Кимлика работал и работает в традиции Дж. Роулза, который, уделив некоторое внимание проблемам неравенства и справедливости, сосредоточился на изучении мирного сосуществования людей с различными системами ценностей [Rawls, 1971; 1993]. Кимлика в целом разделяет нормативные убеждения Роулза. Однако он замечает, что либеральная теория, в соответствии с которой граждане будут считать себя свободными, когда государство (и все его институты, соответственно) гарантирует полный нейтралитет в отношении разнообразных религиозных и этических убеждений граждан (т.е. признает, что «нейтрально относится к любой концепции блага»), расходится с практикой либеральных демократий, от правительств которых некоторые проживающие на территории этих государств меньшинства требуют «особенного» к себе отношения. Их цель – добиться, чтобы государство признало их групповые права и, соответственно, вступало во взаимодействие с их представителями с учетом этих «дополнительных» (по сравнению с другими гражданами) прав. Кимлика полагает, что распространенная историческая интерпретация политического либерализма не вполне адекватна исторической реальности. В реальности политический либерализм, пишет он, развивался рука об руку с национализмом, предполагая, что государство должно защищать индивидуальные права граждан и процветание только одной исторической и культурной общности – национального государства [Kymlicka, 1995, p. 50–55]. Никаких особенных (и неприкосновенных) прав каких-либо групп внутри нее (культурных / национальных меньшинств) либеральная традиция никогда не рассматривала.
Сегодня же, по мнению Кимлики, либеральная теория должна быть приведена в большее соответствие с реальностью.
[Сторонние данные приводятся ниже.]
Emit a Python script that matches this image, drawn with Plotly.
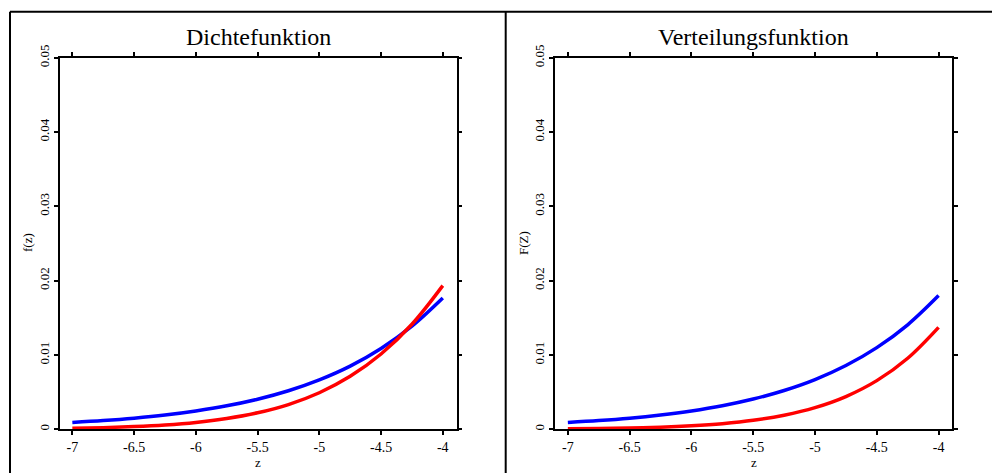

А в реальности квебекцы-франкофоны и североамериканские индейцы требуют у либерально-демократического государства защиты своих прав на ведение определенного образа жизни посредством предоставления некоторых прав не индивидам, но группам. Свобода вероисповедания, толерантность и отделение церкви от государства – классические основы либерализма. И то большое значение, которое Роулз, например, придает нейтральности государства, в этом смысле понятно. Однако, замечает Кимлика, такая нейтральность в отношении культуры на государственном уровне попросту недостижима [Kymlicka, 2001, p. 50; 1995, p. 108]. Любое, даже самое «нейтральное» и либеральное, государство вынуждено определять, сколько официальных языков у него будет и какие это будут языки. Аналогичным образом любое государство вынуждено определять, какие праздники (какой культуры) объявлять национальными (т.е. нерабочими днями) и т.д. Кимлика замечает, что такого рода решения имеют следствием разделение людей на тех, чьи культурные интересы (и запросы) удовлетворяются (они получают поддержку от государства в соблюдении своего стиля жизни, «признание» своей культурной «правоты»), и тех, кто должен «подстроить свой устав под чужой монастырь», что неминуемо приводит к фактическому разделению людей на первый и второй сорт.